### What is needed
Output every line of the material exactly, omitting images.

### Available data

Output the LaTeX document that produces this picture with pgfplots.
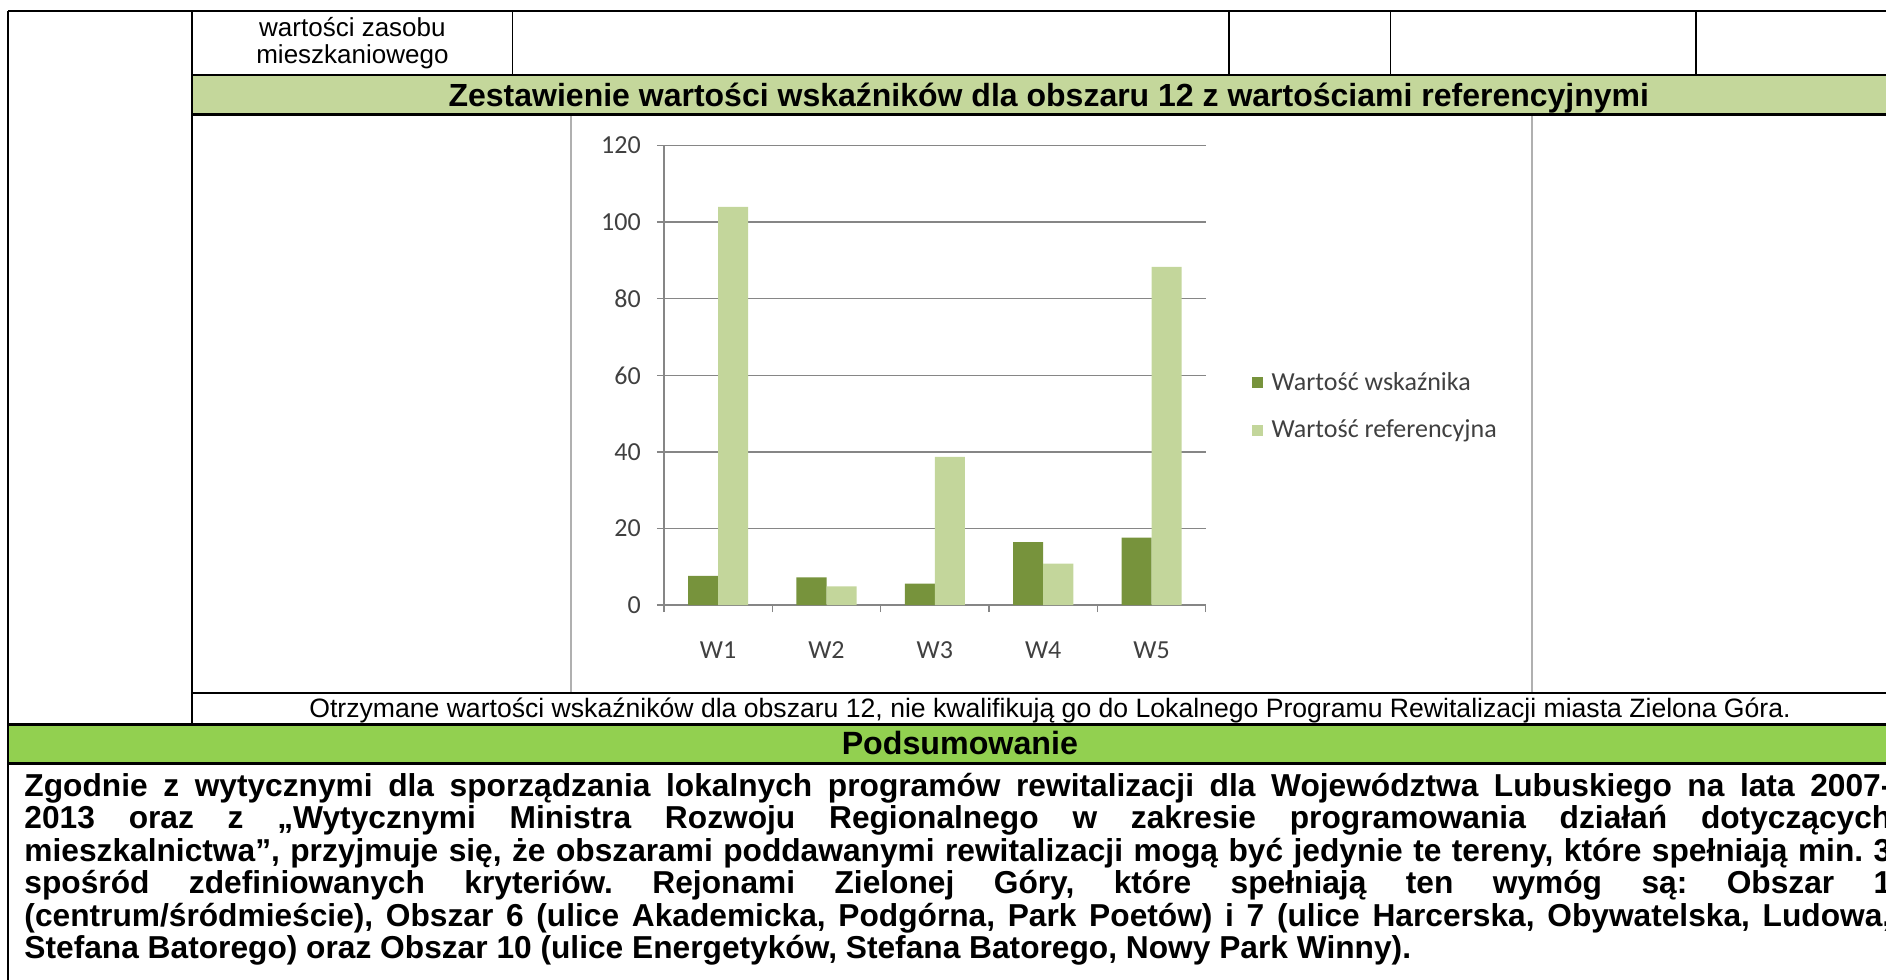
\documentclass[border=0pt]{standalone}
\usepackage{pgfplots}
\pgfplotsset{compat=1.18}
\usepackage{pgfplotstable}
\usepackage{fontspec}
\setmainfont{Liberation Sans}
\newfontfamily\calibri{Carlito}
\frenchspacing
\definecolor{darkg}{HTML}{77933C}
\definecolor{lightg}{HTML}{C3D69B}
\definecolor{bandl}{HTML}{C4D79B}
\definecolor{bandd}{HTML}{92D050}
\definecolor{gridc}{HTML}{868686}
\definecolor{framec}{HTML}{B0B0B0}
\pgfplotstableread{
x v r
0 7.6 104.0
1 7.2 4.9
2 5.6 38.7
3 16.4 10.8
4 17.6 88.3
}\data
\begin{document}
\begin{tikzpicture}
\def\u{0.6014pt}
\useasboundingbox (0,0) rectangle (1568*\u,-814*\u);
\clip (0,0) rectangle (1568*\u,-814*\u);
\begin{scope}[x=\u,y=-\u]
\fill[bandl] (160,62.6) rectangle (1620,95.2);
\fill[bandd] (7,602.3) rectangle (1620,634.8);
\draw[framec,line width=1pt] (474.5,95.2) rectangle (1274,576);
\draw[black,line width=1.2pt] (7,9.3) -- (1620,9.3);
\draw[black,line width=1pt] (160,62.6) -- (1620,62.6);
\draw[black,line width=1.2pt] (160,95.2) -- (1620,95.2);
\draw[black,line width=1.2pt] (160,576) -- (1620,576);
\draw[black,line width=1.2pt] (7,602.3) -- (1620,602.3);
\draw[black,line width=1.2pt] (7,634.8) -- (1620,634.8);
\draw[black,line width=1pt] (7,9.3) -- (7,830);
\draw[black,line width=1pt] (160,9.3) -- (160,602.3);
\foreach \xx in {426,1022,1156,1410} \draw[black,line width=0.8pt] (\xx,9.3) -- (\xx,62.6);
\node[anchor=base,inner sep=0pt,font=\fontsize{13}{15}\selectfont] at (293,30) {wartości zasobu};
\node[anchor=base,inner sep=0pt,font=\fontsize{13}{15}\selectfont] at (293,52.6) {mieszkaniowego};
\node[anchor=base,inner sep=0pt,font=\bfseries\fontsize{16}{18}\selectfont] at (872,88.5) {Zestawienie wartości wskaźników dla obszaru 12 z wartościami referencyjnymi};
\node[anchor=base,inner sep=0pt,font=\fontsize{13.3}{15}\selectfont] at (873,596.4) {Otrzymane wartości wskaźników dla obszaru 12, nie kwalifikują go do Lokalnego Programu Rewitalizacji miasta Zielona Góra.};
\node[anchor=base,inner sep=0pt,font=\bfseries\fontsize{16.1}{18}\selectfont] at (798,627.5) {Podsumowanie};
\begin{scope}[every node/.style={anchor=base west,inner sep=0pt,font=\bfseries\fontsize{15.85}{18}\selectfont}]
\node at (20,662) {\makebox[933.4pt][s]{Zgodnie z wytycznymi dla sporządzania lokalnych programów rewitalizacji dla Województwa Lubuskiego na lata 2007-}};
\node at (20,689) {\makebox[933.4pt][s]{2013 oraz z „Wytycznymi Ministra Rozwoju Regionalnego w zakresie programowania działań dotyczących}};
\node at (20,716) {\makebox[933.4pt][s]{mieszkalnictwa”, przyjmuje się, że obszarami poddawanymi rewitalizacji mogą być jedynie te tereny, które spełniają min. 3}};
\node at (20,743) {\makebox[933.4pt][s]{spośród zdefiniowanych kryteriów. Rejonami Zielonej Góry, które spełniają ten wymóg są: Obszar 1}};
\node at (20,770) {\makebox[933.4pt][s]{(centrum/śródmieście), Obszar 6 (ulice Akademicka, Podgórna, Park Poetów) i 7 (ulice Harcerska, Obywatelska, Ludowa,}};
\node at (20,797) {Stefana Batorego) oraz Obszar 10 (ulice Energetyków, Stefana Batorego, Nowy Park Winny).};
\end{scope}
\end{scope}
\begin{axis}[
  at={(552*\u,-503*\u)}, anchor=south west,
  scale only axis, width=270.9pt, height=229.7pt,
  xmin=-0.5, xmax=4.5, ymin=0, ymax=120, enlargelimits=false,
  ybar=0pt, bar width=15.04pt,
  xtick={-0.5,0.5,...,4.5}, xticklabels={W1,W2,W3,W4,W5}, x tick label as interval,
  ytick={0,20,...,120},
  ymajorgrids, grid style={gridc, line width=0.7pt},
  axis x line*=bottom, axis y line*=left,
  axis line style={gridc, line width=0.7pt, -},
  tick align=outside, major tick length=3.6pt,
  tick style={gridc, line width=0.7pt},
  /pgf/number format/assume math mode=true,
  ticklabel style={font=\calibri\fontsize{13}{15}\selectfont, text=black!75},
  yticklabel style={anchor=east, inner sep=0pt, xshift=-7.8pt},
  xticklabel style={anchor=center, inner sep=0pt, yshift=-19pt},
  legend style={at={(1.0855,0.432)}, anchor=west, draw=none, fill=none, inner sep=0pt,
    font=\calibri\fontsize{13}{15}\selectfont, text=black!75, row sep=13.3pt,
    nodes={inner sep=0pt},
    /tikz/every odd column/.append style={column sep=4.2pt}},
  legend cell align=left,
  legend image code/.code={\fill[#1] (0pt,-2.7pt) rectangle (5.4pt,2.7pt);},
]
\addplot[fill=darkg, draw=none] table[x=x,y=v]{\data};
\addplot[fill=lightg, draw=none] table[x=x,y=r]{\data};
\legend{Wartość wskaźnika, Wartość referencyjna}
\end{axis}
\end{tikzpicture}
\end{document}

### Output
Output the LaTeX document that produces this picture with pgfplots.
\documentclass[border=0pt]{standalone}
\usepackage{pgfplots}
\pgfplotsset{compat=1.18}
\usepackage{pgfplotstable}
\usepackage{fontspec}
\setmainfont{Liberation Sans}
\newfontfamily\calibri{Carlito}
\frenchspacing
\definecolor{darkg}{HTML}{77933C}
\definecolor{lightg}{HTML}{C3D69B}
\definecolor{bandl}{HTML}{C4D79B}
\definecolor{bandd}{HTML}{92D050}
\definecolor{gridc}{HTML}{868686}
\definecolor{framec}{HTML}{B0B0B0}
\pgfplotstableread{
x v r
0 7.6 104.0
1 7.2 4.9
2 5.6 38.7
3 16.4 10.8
4 17.6 88.3
}\data
\begin{document}
\begin{tikzpicture}
\def\u{0.6014pt}
\useasboundingbox (0,0) rectangle (1568*\u,-814*\u);
\clip (0,0) rectangle (1568*\u,-814*\u);
\begin{scope}[x=\u,y=-\u]
\fill[bandl] (160,62.6) rectangle (1620,95.2);
\fill[bandd] (7,602.3) rectangle (1620,634.8);
\draw[framec,line width=1pt] (474.5,95.2) rectangle (1274,576);
\draw[black,line width=1.2pt] (7,9.3) -- (1620,9.3);
\draw[black,line width=1pt] (160,62.6) -- (1620,62.6);
\draw[black,line width=1.2pt] (160,95.2) -- (1620,95.2);
\draw[black,line width=1.2pt] (160,576) -- (1620,576);
\draw[black,line width=1.2pt] (7,602.3) -- (1620,602.3);
\draw[black,line width=1.2pt] (7,634.8) -- (1620,634.8);
\draw[black,line width=1pt] (7,9.3) -- (7,830);
\draw[black,line width=1pt] (160,9.3) -- (160,602.3);
\foreach \xx in {426,1022,1156,1410} \draw[black,line width=0.8pt] (\xx,9.3) -- (\xx,62.6);
\node[anchor=base,inner sep=0pt,font=\fontsize{13}{15}\selectfont] at (293,30) {wartości zasobu};
\node[anchor=base,inner sep=0pt,font=\fontsize{13}{15}\selectfont] at (293,52.6) {mieszkaniowego};
\node[anchor=base,inner sep=0pt,font=\bfseries\fontsize{16}{18}\selectfont] at (872,88.5) {Zestawienie wartości wskaźników dla obszaru 12 z wartościami referencyjnymi};
\node[anchor=base,inner sep=0pt,font=\fontsize{13.3}{15}\selectfont] at (873,596.4) {Otrzymane wartości wskaźników dla obszaru 12, nie kwalifikują go do Lokalnego Programu Rewitalizacji miasta Zielona Góra.};
\node[anchor=base,inner sep=0pt,font=\bfseries\fontsize{16.1}{18}\selectfont] at (798,627.5) {Podsumowanie};
\begin{scope}[every node/.style={anchor=base west,inner sep=0pt,font=\bfseries\fontsize{15.85}{18}\selectfont}]
\node at (20,662) {\makebox[933.4pt][s]{Zgodnie z wytycznymi dla sporządzania lokalnych programów rewitalizacji dla Województwa Lubuskiego na lata 2007-}};
\node at (20,689) {\makebox[933.4pt][s]{2013 oraz z „Wytycznymi Ministra Rozwoju Regionalnego w zakresie programowania działań dotyczących}};
\node at (20,716) {\makebox[933.4pt][s]{mieszkalnictwa”, przyjmuje się, że obszarami poddawanymi rewitalizacji mogą być jedynie te tereny, które spełniają min. 3}};
\node at (20,743) {\makebox[933.4pt][s]{spośród zdefiniowanych kryteriów. Rejonami Zielonej Góry, które spełniają ten wymóg są: Obszar 1}};
\node at (20,770) {\makebox[933.4pt][s]{(centrum/śródmieście), Obszar 6 (ulice Akademicka, Podgórna, Park Poetów) i 7 (ulice Harcerska, Obywatelska, Ludowa,}};
\node at (20,797) {Stefana Batorego) oraz Obszar 10 (ulice Energetyków, Stefana Batorego, Nowy Park Winny).};
\end{scope}
\end{scope}
\begin{axis}[
  at={(552*\u,-503*\u)}, anchor=south west,
  scale only axis, width=270.9pt, height=229.7pt,
  xmin=-0.5, xmax=4.5, ymin=0, ymax=120, enlargelimits=false,
  ybar=0pt, bar width=15.04pt,
  xtick={-0.5,0.5,...,4.5}, xticklabels={W1,W2,W3,W4,W5}, x tick label as interval,
  ytick={0,20,...,120},
  ymajorgrids, grid style={gridc, line width=0.7pt},
  axis x line*=bottom, axis y line*=left,
  axis line style={gridc, line width=0.7pt, -},
  tick align=outside, major tick length=3.6pt,
  tick style={gridc, line width=0.7pt},
  /pgf/number format/assume math mode=true,
  ticklabel style={font=\calibri\fontsize{13}{15}\selectfont, text=black!75},
  yticklabel style={anchor=east, inner sep=0pt, xshift=-7.8pt},
  xticklabel style={anchor=center, inner sep=0pt, yshift=-19pt},
  legend style={at={(1.0855,0.432)}, anchor=west, draw=none, fill=none, inner sep=0pt,
    font=\calibri\fontsize{13}{15}\selectfont, text=black!75, row sep=13.3pt,
    nodes={inner sep=0pt},
    /tikz/every odd column/.append style={column sep=4.2pt}},
  legend cell align=left,
  legend image code/.code={\fill[#1] (0pt,-2.7pt) rectangle (5.4pt,2.7pt);},
]
\addplot[fill=darkg, draw=none] table[x=x,y=v]{\data};
\addplot[fill=lightg, draw=none] table[x=x,y=r]{\data};
\legend{Wartość wskaźnika, Wartość referencyjna}
\end{axis}
\end{tikzpicture}
\end{document}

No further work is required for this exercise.